Your instructions:
Copy out the whole listing exactly as written, leaving the pictures behind.

:::::

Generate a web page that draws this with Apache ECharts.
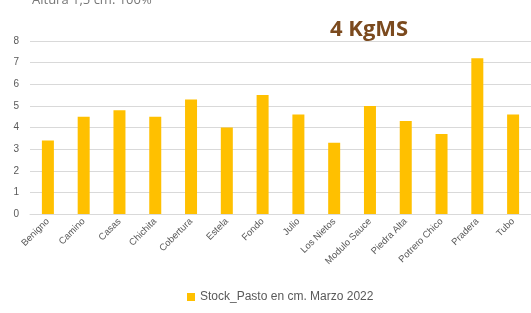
<!DOCTYPE html>
<html><head><meta charset="utf-8">
<script src="https://cdn.jsdelivr.net/npm/echarts@6/dist/echarts.min.js"></script>
<style>html,body{margin:0;padding:0;background:#fff}#c{width:531px;height:313px}</style>
</head><body><div id="c"></div>
<script>
const categories = ["Benigno","Camino","Casas","Chichita","Cobertura","Estela","Fondo","Julio","Los Nietos","Modulo Sauce","Piedra Alta","Potrero Chico","Pradera","Tubo"];
const stockValues = [3.4,4.5,4.8,4.5,5.3,4.0,5.5,4.6,3.3,5.0,4.3,3.7,7.2,4.6];
const seriesName = "Stock_Pasto en cm. Marzo 2022";
const chart = echarts.init(document.getElementById('c'));
chart.setOption({
  animation:false,
  title:[
    {text:"4 KgMS",left:325,top:14,textStyle:{fontFamily:"Open Sans",fontSize:22,fontWeight:'bold',color:'#7B4A1E'}},
    {text:"Altura 1,5 cm. 100%",left:27,top:-11,textStyle:{fontFamily:"Open Sans",fontSize:13,fontWeight:'normal',color:'#777'}}
  ],
  legend:{bottom:5,left:182,itemWidth:8,itemHeight:8,itemGap:4,icon:'rect',textStyle:{fontFamily:"Liberation Sans",fontSize:12,color:'#595959'},data:[seriesName]},
  grid:{left:30,right:-4,top:41,bottom:99},
  xAxis:{type:'category',data:categories,axisTick:{show:false},axisLine:{lineStyle:{color:'#d9d9d9'}},
    axisLabel:{rotate:45,interval:0,fontFamily:"Liberation Sans",fontSize:9.5,color:'#595959',margin:6}},
  yAxis:{type:'value',min:0,max:8,interval:1,axisLabel:{fontFamily:"Liberation Sans",fontSize:10,color:'#595959',margin:11},
    splitLine:{lineStyle:{color:'#d9d9d9'}}},
  series:[{name:seriesName,type:'bar',data:stockValues,barWidth:12,itemStyle:{color:'#FFC000'}}]
});
</script></body></html>
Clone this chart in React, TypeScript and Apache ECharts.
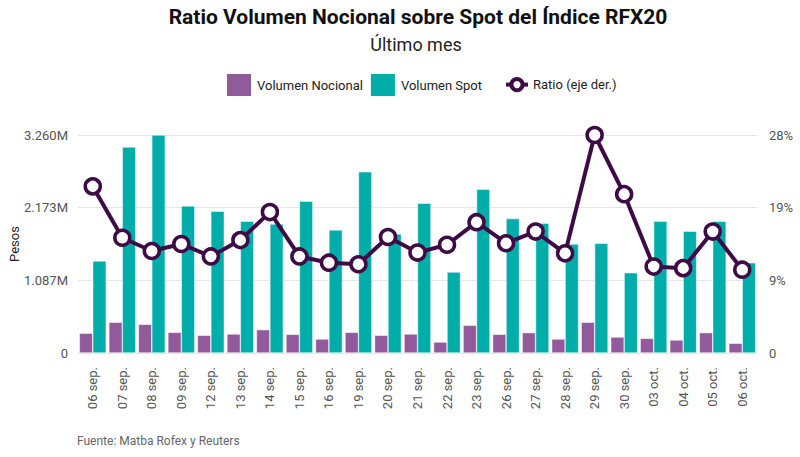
import React, { useEffect, useRef } from "react";
import * as echarts from "echarts";

const categories = [
  "06 sep.", "07 sep.", "08 sep.", "09 sep.", "12 sep.", "13 sep.", "14 sep.", "15 sep.",
  "16 sep.", "19 sep.", "20 sep.", "21 sep.", "22 sep.", "23 sep.", "26 sep.", "27 sep.",
  "28 sep.", "29 sep.", "30 sep.", "03 oct.", "04 oct.", "05 oct.", "06 oct.",
];

const volumenNocional = [
  295000, 459000, 429000, 309000, 265000, 284000, 349000, 279000,
  209000, 309000, 265000, 284000, 164000, 414000, 279000, 304000,
  209000, 459000, 239000, 219000, 194000, 304000, 145000,
];

const volumenSpot = [
  1376000, 3080000, 3260000, 2200000, 2120000, 1970000, 1930000, 2270000,
  1840000, 2710000, 1780000, 2240000, 1210000, 2450000, 2010000, 1940000,
  1630000, 1640000, 1200000, 1970000, 1820000, 1970000, 1350000,
];

const ratio = [
  0.214, 0.148, 0.131, 0.14, 0.124, 0.145, 0.181, 0.124,
  0.116, 0.114, 0.149, 0.129, 0.139, 0.168, 0.141, 0.156,
  0.128, 0.28, 0.204, 0.111, 0.109, 0.156, 0.107,
];

const leftMax = 3260000;
const rightMax = 0.28;

const FONT = "Roboto, 'Noto Sans', sans-serif";
const PURPLE = "#925a9c";
const TEAL = "#00ada8";
const DARK = "#3e0b47";

export default function App() {
  const ref = useRef<HTMLDivElement>(null);

  useEffect(() => {
    if (!ref.current) return;
    const chart = echarts.init(ref.current, undefined, { renderer: "svg" });
    chart.setOption({
      animation: false,
      backgroundColor: "#ffffff",
      textStyle: { fontFamily: FONT },
      title: [
        {
          text: "Ratio Volumen Nocional sobre Spot del Índice RFX20",
          left: 418,
          top: 6,
          padding: 0,
          textAlign: "center",
          textStyle: { fontFamily: FONT, fontSize: 21, fontWeight: "bold", color: "#111111" },
        },
        {
          text: "Último mes",
          left: 416,
          top: 35,
          padding: 0,
          textAlign: "center",
          textStyle: { fontFamily: FONT, fontSize: 18, fontWeight: "normal", color: "#222222" },
        },
        {
          text: "Fuente: Matba Rofex y Reuters",
          left: 77,
          top: 435,
          padding: 0,
          textStyle: { fontFamily: FONT, fontSize: 12, fontWeight: "normal", color: "#666666" },
        },
      ],
      graphic: [
        {
          type: "text",
          x: 14,
          y: 244,
          rotation: Math.PI / 2,
          style: {
            text: "Pesos",
            fontFamily: FONT,
            fontSize: 13,
            fill: "#222222",
            align: "center",
            verticalAlign: "middle",
          },
        },
      ],
      legend: [
        {
          left: 225,
          top: 72,
          padding: 0,
          itemWidth: 26,
          itemHeight: 24,
          itemGap: 6,
          icon: "rect",
          data: ["Volumen Nocional", "Volumen Spot"],
          textStyle: { fontFamily: FONT, fontSize: 13, color: "#222222" },
        },
        {
          left: 504,
          top: 77,
          padding: 0,
          itemWidth: 22,
          itemHeight: 14,
          data: ["Ratio (eje der.)"],
          itemStyle: { color: "#ffffff", borderColor: DARK, borderWidth: 4 },
          lineStyle: { color: DARK, width: 4 },
          textStyle: { fontFamily: FONT, fontSize: 13, color: "#222222" },
        },
      ],
      grid: { left: 78, right: 43, top: 135, bottom: 104, outerBoundsMode: "none", containLabel: false },
      xAxis: {
        type: "category",
        data: categories,
        axisLine: { show: false },
        axisTick: { show: false },
        axisLabel: {
          rotate: 90,
          interval: 0,
          margin: 14,
          fontFamily: FONT,
          fontSize: 13,
          color: "#555555",
        },
      },
      yAxis: [
        {
          type: "value",
          min: 0,
          max: leftMax,
          interval: leftMax / 3,
          axisLine: { show: false },
          axisTick: { show: false },
          splitLine: { lineStyle: { color: "#e6e6e6", width: 1 } },
          axisLabel: {
            margin: 10,
            fontFamily: FONT,
            fontSize: 13,
            color: "#555555",
            formatter: (v: number) => (v === 0 ? "0" : (v / 1e6).toFixed(3) + "M"),
          },
        },
        {
          type: "value",
          min: 0,
          max: rightMax,
          interval: rightMax / 3,
          position: "right",
          axisLine: { show: false },
          axisTick: { show: false },
          splitLine: { show: false },
          axisLabel: {
            margin: 12,
            fontFamily: FONT,
            fontSize: 13,
            color: "#555555",
            formatter: (v: number) => (v === 0 ? "0" : Math.round(v * 100) + "%"),
          },
        },
      ],
      series: [
        {
          name: "Volumen Nocional",
          type: "bar",
          data: volumenNocional,
          barGap: "0%",
          barCategoryGap: "9%",
          itemStyle: { color: PURPLE, borderColor: "#ffffff", borderWidth: 0.5 },
        },
        {
          name: "Volumen Spot",
          type: "bar",
          data: volumenSpot,
          barGap: "0%",
          barCategoryGap: "9%",
          itemStyle: { color: TEAL, borderColor: "#ffffff", borderWidth: 0.5 },
        },
        {
          name: "Ratio (eje der.)",
          type: "line",
          yAxisIndex: 1,
          data: ratio,
          symbol: "circle",
          symbolSize: 15,
          lineStyle: { color: DARK, width: 4 },
          itemStyle: { color: "#ffffff", borderColor: DARK, borderWidth: 3.5 },
          z: 5,
        },
      ],
    });
    return () => chart.dispose();
  }, []);

  return (
    <div
      ref={ref}
      style={{ position: "fixed", left: 0, top: 0, width: 800, height: 457 }}
    />
  );
}
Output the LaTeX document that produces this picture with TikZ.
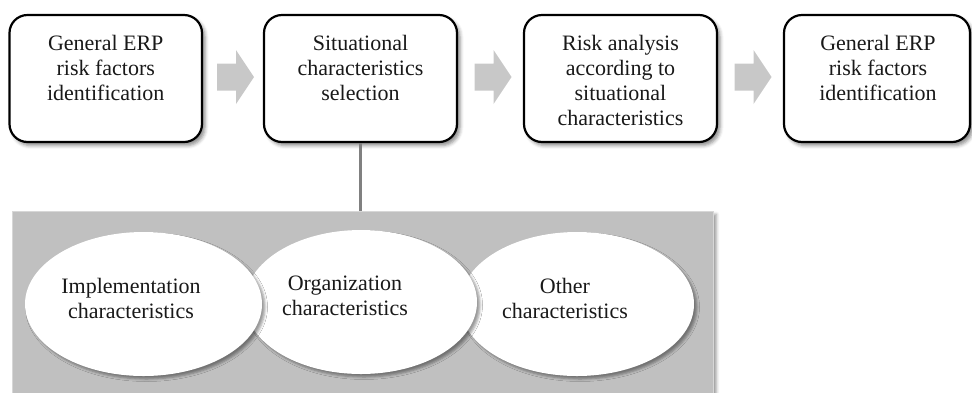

:::::

Complete answer:
Generate a web page that draws this with Apache ECharts.
<!DOCTYPE html>
<html><head><meta charset="utf-8">
<script src="https://cdn.jsdelivr.net/npm/echarts@6/dist/echarts.min.js"></script>
<style>html,body{margin:0;padding:0;background:#fff}#c{width:531px;height:313px}</style>
</head><body><div id="c"></div>
<script>
const categories = ["Benigno","Camino","Casas","Chichita","Cobertura","Estela","Fondo","Julio","Los Nietos","Modulo Sauce","Piedra Alta","Potrero Chico","Pradera","Tubo"];
const stockValues = [3.4,4.5,4.8,4.5,5.3,4.0,5.5,4.6,3.3,5.0,4.3,3.7,7.2,4.6];
const seriesName = "Stock_Pasto en cm. Marzo 2022";
const chart = echarts.init(document.getElementById('c'));
chart.setOption({
  animation:false,
  title:[
    {text:"4 KgMS",left:325,top:14,textStyle:{fontFamily:"Open Sans",fontSize:22,fontWeight:'bold',color:'#7B4A1E'}},
    {text:"Altura 1,5 cm. 100%",left:27,top:-11,textStyle:{fontFamily:"Open Sans",fontSize:13,fontWeight:'normal',color:'#777'}}
  ],
  legend:{bottom:5,left:182,itemWidth:8,itemHeight:8,itemGap:4,icon:'rect',textStyle:{fontFamily:"Liberation Sans",fontSize:12,color:'#595959'},data:[seriesName]},
  grid:{left:30,right:-4,top:41,bottom:99},
  xAxis:{type:'category',data:categories,axisTick:{show:false},axisLine:{lineStyle:{color:'#d9d9d9'}},
    axisLabel:{rotate:45,interval:0,fontFamily:"Liberation Sans",fontSize:9.5,color:'#595959',margin:6}},
  yAxis:{type:'value',min:0,max:8,interval:1,axisLabel:{fontFamily:"Liberation Sans",fontSize:10,color:'#595959',margin:11},
    splitLine:{lineStyle:{color:'#d9d9d9'}}},
  series:[{name:seriesName,type:'bar',data:stockValues,barWidth:12,itemStyle:{color:'#FFC000'}}]
});
</script></body></html>
Clone this chart in React, TypeScript and Apache ECharts.
import React, { useEffect, useRef } from "react";
import * as echarts from "echarts";

const categories = [
  "06 sep.", "07 sep.", "08 sep.", "09 sep.", "12 sep.", "13 sep.", "14 sep.", "15 sep.",
  "16 sep.", "19 sep.", "20 sep.", "21 sep.", "22 sep.", "23 sep.", "26 sep.", "27 sep.",
  "28 sep.", "29 sep.", "30 sep.", "03 oct.", "04 oct.", "05 oct.", "06 oct.",
];

const volumenNocional = [
  295000, 459000, 429000, 309000, 265000, 284000, 349000, 279000,
  209000, 309000, 265000, 284000, 164000, 414000, 279000, 304000,
  209000, 459000, 239000, 219000, 194000, 304000, 145000,
];

const volumenSpot = [
  1376000, 3080000, 3260000, 2200000, 2120000, 1970000, 1930000, 2270000,
  1840000, 2710000, 1780000, 2240000, 1210000, 2450000, 2010000, 1940000,
  1630000, 1640000, 1200000, 1970000, 1820000, 1970000, 1350000,
];

const ratio = [
  0.214, 0.148, 0.131, 0.14, 0.124, 0.145, 0.181, 0.124,
  0.116, 0.114, 0.149, 0.129, 0.139, 0.168, 0.141, 0.156,
  0.128, 0.28, 0.204, 0.111, 0.109, 0.156, 0.107,
];

const leftMax = 3260000;
const rightMax = 0.28;

const FONT = "Roboto, 'Noto Sans', sans-serif";
const PURPLE = "#925a9c";
const TEAL = "#00ada8";
const DARK = "#3e0b47";

export default function App() {
  const ref = useRef<HTMLDivElement>(null);

  useEffect(() => {
    if (!ref.current) return;
    const chart = echarts.init(ref.current, undefined, { renderer: "svg" });
    chart.setOption({
      animation: false,
      backgroundColor: "#ffffff",
      textStyle: { fontFamily: FONT },
      title: [
        {
          text: "Ratio Volumen Nocional sobre Spot del Índice RFX20",
          left: 418,
          top: 6,
          padding: 0,
          textAlign: "center",
          textStyle: { fontFamily: FONT, fontSize: 21, fontWeight: "bold", color: "#111111" },
        },
        {
          text: "Último mes",
          left: 416,
          top: 35,
          padding: 0,
          textAlign: "center",
          textStyle: { fontFamily: FONT, fontSize: 18, fontWeight: "normal", color: "#222222" },
        },
        {
          text: "Fuente: Matba Rofex y Reuters",
          left: 77,
          top: 435,
          padding: 0,
          textStyle: { fontFamily: FONT, fontSize: 12, fontWeight: "normal", color: "#666666" },
        },
      ],
      graphic: [
        {
          type: "text",
          x: 14,
          y: 244,
          rotation: Math.PI / 2,
          style: {
            text: "Pesos",
            fontFamily: FONT,
            fontSize: 13,
            fill: "#222222",
            align: "center",
            verticalAlign: "middle",
          },
        },
      ],
      legend: [
        {
          left: 225,
          top: 72,
          padding: 0,
          itemWidth: 26,
          itemHeight: 24,
          itemGap: 6,
          icon: "rect",
          data: ["Volumen Nocional", "Volumen Spot"],
          textStyle: { fontFamily: FONT, fontSize: 13, color: "#222222" },
        },
        {
          left: 504,
          top: 77,
          padding: 0,
          itemWidth: 22,
          itemHeight: 14,
          data: ["Ratio (eje der.)"],
          itemStyle: { color: "#ffffff", borderColor: DARK, borderWidth: 4 },
          lineStyle: { color: DARK, width: 4 },
          textStyle: { fontFamily: FONT, fontSize: 13, color: "#222222" },
        },
      ],
      grid: { left: 78, right: 43, top: 135, bottom: 104, outerBoundsMode: "none", containLabel: false },
      xAxis: {
        type: "category",
        data: categories,
        axisLine: { show: false },
        axisTick: { show: false },
        axisLabel: {
          rotate: 90,
          interval: 0,
          margin: 14,
          fontFamily: FONT,
          fontSize: 13,
          color: "#555555",
        },
      },
      yAxis: [
        {
          type: "value",
          min: 0,
          max: leftMax,
          interval: leftMax / 3,
          axisLine: { show: false },
          axisTick: { show: false },
          splitLine: { lineStyle: { color: "#e6e6e6", width: 1 } },
          axisLabel: {
            margin: 10,
            fontFamily: FONT,
            fontSize: 13,
            color: "#555555",
            formatter: (v: number) => (v === 0 ? "0" : (v / 1e6).toFixed(3) + "M"),
          },
        },
        {
          type: "value",
          min: 0,
          max: rightMax,
          interval: rightMax / 3,
          position: "right",
          axisLine: { show: false },
          axisTick: { show: false },
          splitLine: { show: false },
          axisLabel: {
            margin: 12,
            fontFamily: FONT,
            fontSize: 13,
            color: "#555555",
            formatter: (v: number) => (v === 0 ? "0" : Math.round(v * 100) + "%"),
          },
        },
      ],
      series: [
        {
          name: "Volumen Nocional",
          type: "bar",
          data: volumenNocional,
          barGap: "0%",
          barCategoryGap: "9%",
          itemStyle: { color: PURPLE, borderColor: "#ffffff", borderWidth: 0.5 },
        },
        {
          name: "Volumen Spot",
          type: "bar",
          data: volumenSpot,
          barGap: "0%",
          barCategoryGap: "9%",
          itemStyle: { color: TEAL, borderColor: "#ffffff", borderWidth: 0.5 },
        },
        {
          name: "Ratio (eje der.)",
          type: "line",
          yAxisIndex: 1,
          data: ratio,
          symbol: "circle",
          symbolSize: 15,
          lineStyle: { color: DARK, width: 4 },
          itemStyle: { color: "#ffffff", borderColor: DARK, borderWidth: 3.5 },
          z: 5,
        },
      ],
    });
    return () => chart.dispose();
  }, []);

  return (
    <div
      ref={ref}
      style={{ position: "fixed", left: 0, top: 0, width: 800, height: 457 }}
    />
  );
}
Output the LaTeX document that produces this picture with TikZ.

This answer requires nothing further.